Fleetwood Mac reunites for ‘Unleashed’ tour


By John Benson

After going their own way for the past five years, Fleetwood Mac is reuniting for its “Unleashed” tour, which brings the iconic ’70s classic rock outfit to Pittsburgh on Sunday at Mellon Arena.

While each member of the act has experienced varying degrees of solo commercial success, with singer Stevie Nicks clearly enjoying the most, the idea of reforming every so often is enticing to the band whose songs — “Go Your Own Way,” “Dreams,” “Don’t Stop,” et al. — are still in heavy rotation decades after they were first released.

“It really is kind of a blessing in many ways,” said Nicks, during a recent media telephone conference call. “So you can do your thing until you start to get bored, and then you can go to the other thing. It really makes for staying in a much more excited and uplifted humor for everything that you do when you’re not just doing one thing year after year after year.

“So for us right now, we’ve been apart, and now we’re back together, and we’re having a blast. We’re all excited, and we’re all happy to be doing it. We all feel really, you know, blessed to be in each other’s company. We’re getting along great, and it’s fun.”

Getting along great is invariably important for the members of Fleetwood Mac, who famously turned band turmoil in the form of failed relationships and secret love affairs into its multiplatinum 1977 album “Rumours.” While such conflict would have broken up most bands, this group remarkably stayed together in various forms for the long run.

Lindsey Buckingham quit the band in the mid-’80s, while Christine McVie isn’t touring with the outfit on its current stateside jaunt. Speaking to the eggshell-like relationships that still exist today within Fleetwood Mac — Nicks, Buckingham, Mick Fleetwood and John McVie — was Nicks, who somewhat took a few jabs at her former boyfriend Buckingham regarding the status of their current friendship.

“Lindsey has been in incredibly good humor since we started rehearsal on the fifth of January,” Nicks said. “And when Lindsey is in a good humor, everybody is in a good humor. When he’s happy, everybody is happy. So he seems happy and he seems to be enjoying it.”

When asked to comment about Nicks’ statement, Buckingham said, “Well, you know, I think again that you have to get it in a certain context. And I think that knowing that we did not succeed as well as we could have the last time we did an album and did a tour together — we did not succeed as well as we could have on a kind of an interpersonal level — that there was something to shoot for that was a little higher.

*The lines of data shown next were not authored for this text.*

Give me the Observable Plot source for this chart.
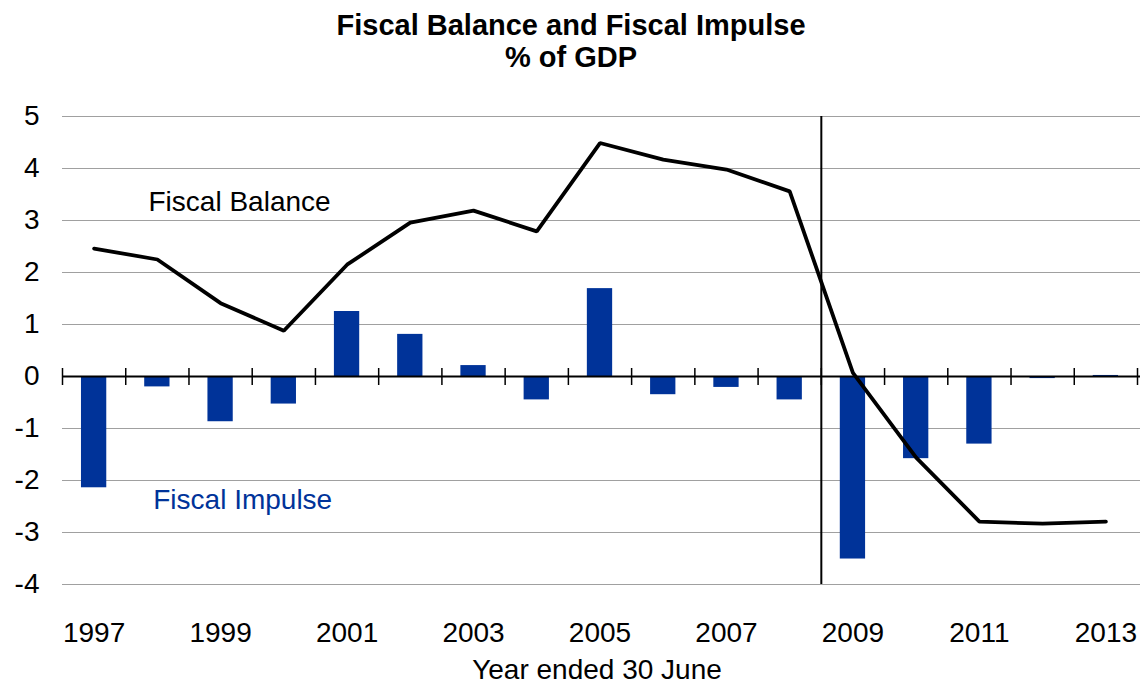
<!DOCTYPE html>
<html>
<head>
<meta charset="utf-8">
<script src="https://cdn.jsdelivr.net/npm/d3@7"></script>
<script src="https://cdn.jsdelivr.net/npm/@observablehq/plot@0.6"></script>
<style>
  body { margin: 0; background: white; font-family: "Liberation Sans", Arial, sans-serif; overflow: hidden; }
  #title { width: 1142px; height: 80px; box-sizing: border-box; padding-top: 9px; text-align: center;
           font-weight: bold; font-size: 29px; line-height: 32px; color: black; }
</style>
</head>
<body>
<div id="title">Fiscal Balance and Fiscal Impulse<br>% of GDP</div>
<div id="chart"></div>
<script>
const years = [1997, 1998, 1999, 2000, 2001, 2002, 2003, 2004, 2005, 2006, 2007, 2008, 2009, 2010, 2011, 2012, 2013];
const fiscalImpulse = [-2.14, -0.20, -0.87, -0.53, 1.25, 0.81, 0.21, -0.45, 1.69, -0.35, -0.21, -0.45, -3.51, -1.58, -1.30, -0.04, 0.02];
const fiscalBalance = [2.46, 2.25, 1.41, 0.88, 2.15, 2.96, 3.19, 2.79, 4.49, 4.17, 3.98, 3.56, 0.07, -1.56, -2.79, -2.83, -2.79];
const xTickYears = [1997, 1999, 2001, 2003, 2005, 2007, 2009, 2011, 2013];
const yTicks = [-4, -3, -2, -1, 0, 1, 2, 3, 4, 5];
const breakYear = 2008.5;
const seriesLabels = ["Fiscal Balance", "Fiscal Impulse"];
const labelYears = [1999.3, 1999.35];
const labelValues = [3.35, -2.37];
const xTitle = "Year ended 30 June";

const data = years.map((year, i) => ({year, impulse: fiscalImpulse[i], balance: fiscalBalance[i]}));
const boundaries = years.map(y => y - 0.5).concat([years[years.length - 1] + 0.5]);
const labels = seriesLabels.map((text, i) => ({text, year: labelYears[i], value: labelValues[i]}));

const blue = "#003399";

const chart = Plot.plot({
  width: 1142,
  height: 604,
  marginTop: 36,
  marginBottom: 100,
  marginLeft: 62,
  marginRight: 5,
  style: {fontFamily: "Liberation Sans, Arial, sans-serif", fontSize: "28px", color: "black", background: "white", overflow: "visible"},
  x: {type: "linear", domain: [years[0] - 0.5, years[years.length - 1] + 0.5], ticks: xTickYears, tickFormat: d => String(d), tickSize: 0, tickPadding: 38, label: null},
  y: {domain: [-4, 5], ticks: yTicks, tickFormat: d => String(d), tickSize: 0, tickPadding: 23, label: null},
  marks: [
    Plot.ruleY(yTicks.filter(d => d !== 0), {stroke: "#a0a0a0", strokeWidth: 1.2, insetRight: -3}),
    Plot.rectY(data, {x1: d => d.year - 0.2, x2: d => d.year + 0.2, y: "impulse", fill: blue}),
    Plot.ruleY([0], {stroke: "black", strokeWidth: 2.2, insetRight: -3}),
    Plot.ruleX(boundaries, {x: d => d, y1: () => 0, y2: () => 0, insetTop: -8, insetBottom: -9, stroke: "black", strokeWidth: 1.5}),
    Plot.ruleX([breakYear], {stroke: "black", strokeWidth: 2}),
    Plot.line(data, {x: "year", y: "balance", stroke: "black", strokeWidth: 3.8, strokeLinejoin: "miter", strokeLinecap: "round"}),
    Plot.text(labels, {x: "year", y: "value", text: "text", fontSize: 28, fill: (d, i) => i === 0 ? "black" : blue}),
    Plot.text([xTitle], {text: d => d, frameAnchor: "bottom", dy: 94, dx: -3, fontSize: 28, fill: "black"})
  ]
});
document.getElementById("chart").appendChild(chart);
</script>
</body>
</html>
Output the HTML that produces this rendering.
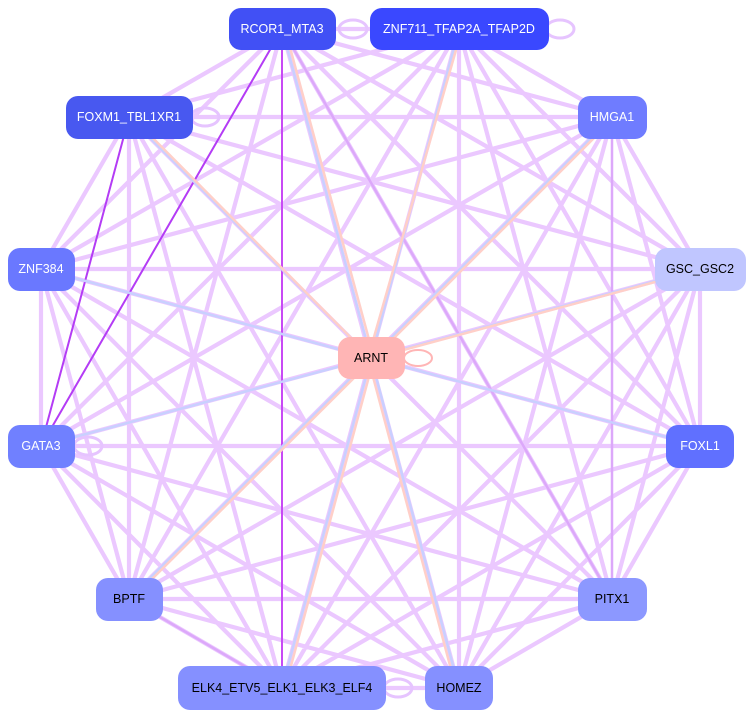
<!DOCTYPE html>
<html><head><meta charset="utf-8"><style>html,body{margin:0;padding:0;background:#fff}svg{display:block}text{font-family:"Liberation Sans",sans-serif;font-size:12.5px}</style></head><body>
<svg width="754" height="718" viewBox="0 0 754 718" xmlns="http://www.w3.org/2000/svg">
<path fill="none" stroke="#ebc8ff" stroke-width="4.2" d="M282 29L459 29M282 29L129 117M282 29L612 117M282 29L41 269M282 29L700 269M282 29L700 446M282 29L129 599M282 29L612 599M282 29L459 688M459 29L129 117M459 29L612 117M459 29L41 269M459 29L700 269M459 29L41 446M459 29L700 446M459 29L129 599M459 29L612 599M459 29L282 688M459 29L459 688M129 117L612 117M129 117L41 269M129 117L700 269M129 117L700 446M129 117L129 599M129 117L612 599M129 117L282 688M129 117L459 688M612 117L41 269M612 117L700 269M612 117L41 446M612 117L700 446M612 117L129 599M612 117L282 688M612 117L459 688M41 269L700 269M41 269L41 446M41 269L700 446M41 269L129 599M41 269L612 599M41 269L282 688M41 269L459 688M700 269L41 446M700 269L700 446M700 269L129 599M700 269L612 599M700 269L282 688M700 269L459 688M41 446L700 446M41 446L129 599M41 446L612 599M41 446L282 688M41 446L459 688M700 446L129 599M700 446L612 599M700 446L282 688M700 446L459 688M129 599L612 599M129 599L282 688M129 599L459 688M612 599L282 688M612 599L459 688M282 688L459 688"/>
<path fill="none" stroke="#dca8fa" stroke-width="2.5" d="M612 117L612 599M282 29L612 599M129 599L282 688"/>
<path fill="none" stroke="#b43cf5" stroke-width="2" d="M282 29L41 446M129 117L41 446"/>
<path fill="none" stroke="#c84af5" stroke-width="2" d="M282 29L282 688"/>
<path fill="none" stroke="#c9d0ff" stroke-width="2.5" d="M459 29L371 358M129 117L371 358M41 269L371 358M41 446L371 358M700 446L371 358M700 269L371 358M612 117L371 358M129 599L371 358M282 688L371 358M459 688L371 358M282 29L371 358"/>
<path fill="none" stroke="#ffcfc8" stroke-width="2.5" d="M285 29L374 358M462 29L368 358M132 117L371 358M615 117L374 358M703 269L374 358M132 599L374 358M285 688L374 358M456 688L368 358"/>
<ellipse cx="418" cy="358" rx="14" ry="8" fill="none" stroke="#ffb5b5" stroke-width="2"/>
<ellipse cx="560" cy="29" rx="14" ry="9" fill="none" stroke="#e6c4ff" stroke-width="3"/>
<ellipse cx="205" cy="117" rx="14" ry="9" fill="none" stroke="#e6c4ff" stroke-width="3"/>
<ellipse cx="88" cy="446" rx="14" ry="9" fill="none" stroke="#e6c4ff" stroke-width="3"/>
<ellipse cx="398" cy="688" rx="14" ry="9" fill="none" stroke="#e6c4ff" stroke-width="3"/>
<ellipse cx="353" cy="29" rx="14" ry="9" fill="none" stroke="#e6c4ff" stroke-width="3"/>
<g>
<rect x="229" y="8" width="107" height="42" rx="12" fill="#4150f5"/><text x="282" y="33" text-anchor="middle" fill="#fff">RCOR1_MTA3</text>
<rect x="370" y="8" width="179" height="42" rx="12" fill="#3a48ff"/><text x="459" y="33" text-anchor="middle" fill="#fff">ZNF711_TFAP2A_TFAP2D</text>
<rect x="66" y="96" width="127" height="43" rx="12" fill="#4858f0"/><text x="129" y="121" text-anchor="middle" fill="#fff">FOXM1_TBL1XR1</text>
<rect x="578" y="96" width="69" height="43" rx="12" fill="#6f7cff"/><text x="612" y="121" text-anchor="middle" fill="#fff">HMGA1</text>
<rect x="8" y="248" width="67" height="43" rx="12" fill="#6a78ff"/><text x="41" y="273" text-anchor="middle" fill="#fff">ZNF384</text>
<rect x="655" y="248" width="91" height="43" rx="12" fill="#c0c6ff"/><text x="700" y="273" text-anchor="middle" fill="#000">GSC_GSC2</text>
<rect x="338" y="337" width="67" height="42" rx="12" fill="#ffb5b5"/><text x="371" y="362" text-anchor="middle" fill="#000">ARNT</text>
<rect x="8" y="425" width="67" height="43" rx="12" fill="#7080ff"/><text x="41" y="450" text-anchor="middle" fill="#fff">GATA3</text>
<rect x="666" y="425" width="68" height="43" rx="12" fill="#6070ff"/><text x="700" y="450" text-anchor="middle" fill="#fff">FOXL1</text>
<rect x="96" y="578" width="67" height="43" rx="12" fill="#8590ff"/><text x="129" y="603" text-anchor="middle" fill="#000">BPTF</text>
<rect x="578" y="578" width="69" height="43" rx="12" fill="#8c98ff"/><text x="612" y="603" text-anchor="middle" fill="#000">PITX1</text>
<rect x="178" y="666" width="208" height="44" rx="12" fill="#8590ff"/><text x="282" y="692" text-anchor="middle" fill="#000">ELK4_ETV5_ELK1_ELK3_ELF4</text>
<rect x="425" y="666" width="68" height="44" rx="12" fill="#8590ff"/><text x="459" y="692" text-anchor="middle" fill="#000">HOMEZ</text>
</g>
</svg>
</body></html>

“We are a group of great contradictions, a group that in some strange way you could (say) doesn’t really have any business being in a band together because of the range of sensibilities is disparate. But that’s in fact what makes Fleetwood Mac what it is, you know. It’s the whole being greater than the sum of the parts. It’s the kind of energy that is created from that kind of contrast in personalities.”

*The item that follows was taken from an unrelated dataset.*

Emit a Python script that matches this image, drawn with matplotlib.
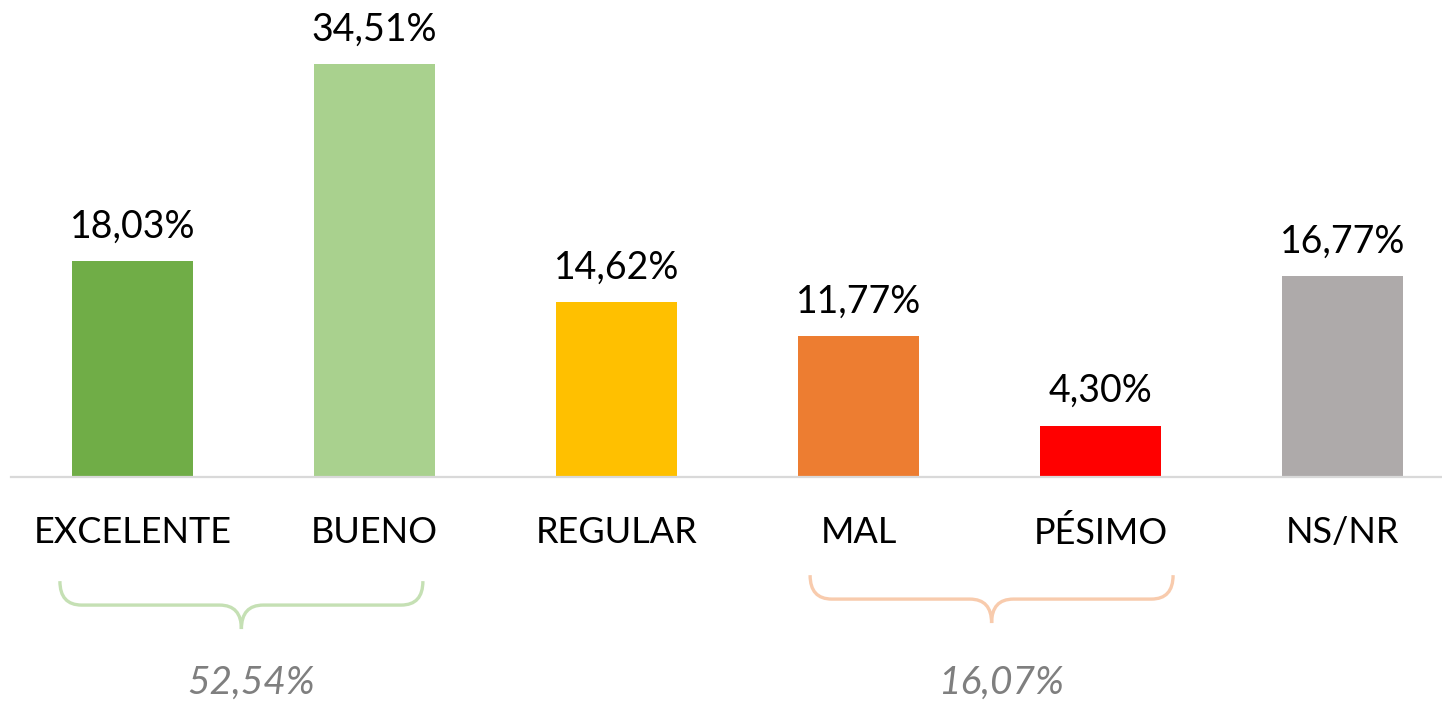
import matplotlib
matplotlib.use("Agg")
from matplotlib import pyplot as plt
from matplotlib.path import Path
from matplotlib.patches import PathPatch

categories = ["EXCELENTE", "BUENO", "REGULAR", "MAL", "PÉSIMO", "NS/NR"]
values = [18.03, 34.51, 14.62, 11.77, 4.30, 16.77]
colors = ["#70AD47", "#A9D18E", "#FFC000", "#ED7D31", "#FF0000", "#AEAAAA"]

group_labels = ["52,54%", "16,07%"]
group_colors = ["#C5E0B4", "#F8CBAD"]

plt.rcParams["font.family"] = ["Lato", "DejaVu Sans"]

W, H = 1442, 701
fig = plt.figure(figsize=(W / 100, H / 100), dpi=100)
# 242 px per category, first category starts at x=11.5, baseline at y=477
ax = fig.add_axes([11.5 / W, (H - 477) / H, 6 * 242 / W, 40 * 11.97 / H])
ax.set_xlim(-0.5, 5.5)
ax.set_ylim(0, 40)

x = range(len(categories))
bars = ax.bar(x, values, width=0.5, color=colors, zorder=2)

for b, v in zip(bars, values):
    ax.annotate(f"{v:.2f}%".replace(".", ","), (b.get_x() + b.get_width() / 2, v),
                xytext=(0, 17), textcoords="offset points",
                ha="center", va="baseline", fontsize=27, color="black")

for s in ["top", "right", "left"]:
    ax.spines[s].set_visible(False)
ax.spines["bottom"].set_color("#D9D9D9")
ax.spines["bottom"].set_linewidth(1.6)
ax.set_yticks([])
ax.set_xticks(list(x))
ax.set_xticklabels(categories, fontsize=26)
ax.tick_params(axis="x", length=0, pad=28)


def brace(x0, x1, ytop, yh, ytip, color):
    xm = (x0 + x1) / 2
    r = 0.09
    verts = [(x0, ytop), (x0, yh), (x0 + r, yh),
             (xm - r, yh), (xm, yh), (xm, ytip),
             (xm, yh), (xm + r, yh),
             (x1 - r, yh), (x1, yh), (x1, ytop)]
    codes = [Path.MOVETO, Path.CURVE3, Path.CURVE3,
             Path.LINETO, Path.CURVE3, Path.CURVE3,
             Path.CURVE3, Path.CURVE3,
             Path.LINETO, Path.CURVE3, Path.CURVE3]
    ax.add_patch(PathPatch(Path(verts, codes), fill=False, edgecolor=color,
                           lw=2.4, clip_on=False, capstyle="butt"))
    return xm


# brace extents (x0, x1, vertical offset) under the grouped categories
brace_pos = [(-0.30, 1.20, 0.0), (2.80, 4.30, 0.5)]
for (x0, x1, off), lab, c in zip(brace_pos, group_labels, group_colors):
    xm = brace(x0, x1, -8.7 + off, -10.7 + off, -12.7 + off, c)
    ax.text(xm + 0.04, -17.2, lab, ha="center", va="center", fontsize=28,
            style="italic", color="#7F7F7F", clip_on=False)

fig.savefig("out.png", dpi=100)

Something notable about the upcoming Fleetwood Mac tour, which is being billed as a greatest hits affair, is its “Unleashed” title. Nicks does her best to explain what the tour name means in context to Fleetwood Mac.

“Unleashed to me meant unleashing the furies,” Nicks said. “Unleashed to me was an edgy term of throwing this amazing musical entity back into the world that we had been away from. I never looked at it as being leashed. I looked at it as unleashing a fury, which is what Fleetwood Mac is a lot of the time.

“It is one of the world’s greatest furies in my opinion. And that was my idea. Fleetwood Mac ‘Unleashed’ just meant Fleetwood Mac thrown back down to the universe.”